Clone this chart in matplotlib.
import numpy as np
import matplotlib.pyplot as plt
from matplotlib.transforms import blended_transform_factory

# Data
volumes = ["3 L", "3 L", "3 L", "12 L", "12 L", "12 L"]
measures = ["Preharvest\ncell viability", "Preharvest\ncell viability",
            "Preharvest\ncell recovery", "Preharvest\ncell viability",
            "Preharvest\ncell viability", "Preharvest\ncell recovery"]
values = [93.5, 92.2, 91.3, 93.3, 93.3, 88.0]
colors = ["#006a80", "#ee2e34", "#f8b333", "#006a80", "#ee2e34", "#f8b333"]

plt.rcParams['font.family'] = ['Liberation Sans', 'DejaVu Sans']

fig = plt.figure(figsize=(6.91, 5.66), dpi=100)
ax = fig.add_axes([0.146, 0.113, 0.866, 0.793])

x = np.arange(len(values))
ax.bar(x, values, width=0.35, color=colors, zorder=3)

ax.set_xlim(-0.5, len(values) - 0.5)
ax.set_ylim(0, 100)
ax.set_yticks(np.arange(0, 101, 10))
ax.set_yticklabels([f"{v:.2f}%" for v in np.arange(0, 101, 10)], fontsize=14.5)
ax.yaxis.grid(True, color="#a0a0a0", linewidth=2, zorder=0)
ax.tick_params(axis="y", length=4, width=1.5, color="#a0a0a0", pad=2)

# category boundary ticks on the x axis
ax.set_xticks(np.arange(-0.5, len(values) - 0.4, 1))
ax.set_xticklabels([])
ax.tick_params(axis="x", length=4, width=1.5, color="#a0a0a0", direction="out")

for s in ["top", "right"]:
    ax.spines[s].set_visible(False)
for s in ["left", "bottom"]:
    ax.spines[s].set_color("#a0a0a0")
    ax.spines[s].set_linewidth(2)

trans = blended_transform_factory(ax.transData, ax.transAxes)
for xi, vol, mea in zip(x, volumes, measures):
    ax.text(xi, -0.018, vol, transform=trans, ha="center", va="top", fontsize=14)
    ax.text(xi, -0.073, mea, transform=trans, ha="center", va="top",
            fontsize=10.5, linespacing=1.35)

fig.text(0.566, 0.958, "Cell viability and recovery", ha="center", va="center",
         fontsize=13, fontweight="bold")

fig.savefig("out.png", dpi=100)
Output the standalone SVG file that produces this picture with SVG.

▬▬▬▬▬▬▬▬▬▬

## What this task involves
All of the entries should be written out again exactly.

## Full answer
Clone this chart in matplotlib.
import numpy as np
import matplotlib.pyplot as plt
from matplotlib.transforms import blended_transform_factory

# Data
volumes = ["3 L", "3 L", "3 L", "12 L", "12 L", "12 L"]
measures = ["Preharvest\ncell viability", "Preharvest\ncell viability",
            "Preharvest\ncell recovery", "Preharvest\ncell viability",
            "Preharvest\ncell viability", "Preharvest\ncell recovery"]
values = [93.5, 92.2, 91.3, 93.3, 93.3, 88.0]
colors = ["#006a80", "#ee2e34", "#f8b333", "#006a80", "#ee2e34", "#f8b333"]

plt.rcParams['font.family'] = ['Liberation Sans', 'DejaVu Sans']

fig = plt.figure(figsize=(6.91, 5.66), dpi=100)
ax = fig.add_axes([0.146, 0.113, 0.866, 0.793])

x = np.arange(len(values))
ax.bar(x, values, width=0.35, color=colors, zorder=3)

ax.set_xlim(-0.5, len(values) - 0.5)
ax.set_ylim(0, 100)
ax.set_yticks(np.arange(0, 101, 10))
ax.set_yticklabels([f"{v:.2f}%" for v in np.arange(0, 101, 10)], fontsize=14.5)
ax.yaxis.grid(True, color="#a0a0a0", linewidth=2, zorder=0)
ax.tick_params(axis="y", length=4, width=1.5, color="#a0a0a0", pad=2)

# category boundary ticks on the x axis
ax.set_xticks(np.arange(-0.5, len(values) - 0.4, 1))
ax.set_xticklabels([])
ax.tick_params(axis="x", length=4, width=1.5, color="#a0a0a0", direction="out")

for s in ["top", "right"]:
    ax.spines[s].set_visible(False)
for s in ["left", "bottom"]:
    ax.spines[s].set_color("#a0a0a0")
    ax.spines[s].set_linewidth(2)

trans = blended_transform_factory(ax.transData, ax.transAxes)
for xi, vol, mea in zip(x, volumes, measures):
    ax.text(xi, -0.018, vol, transform=trans, ha="center", va="top", fontsize=14)
    ax.text(xi, -0.073, mea, transform=trans, ha="center", va="top",
            fontsize=10.5, linespacing=1.35)

fig.text(0.566, 0.958, "Cell viability and recovery", ha="center", va="center",
         fontsize=13, fontweight="bold")

fig.savefig("out.png", dpi=100)
Output the standalone SVG file that produces this picture with SVG.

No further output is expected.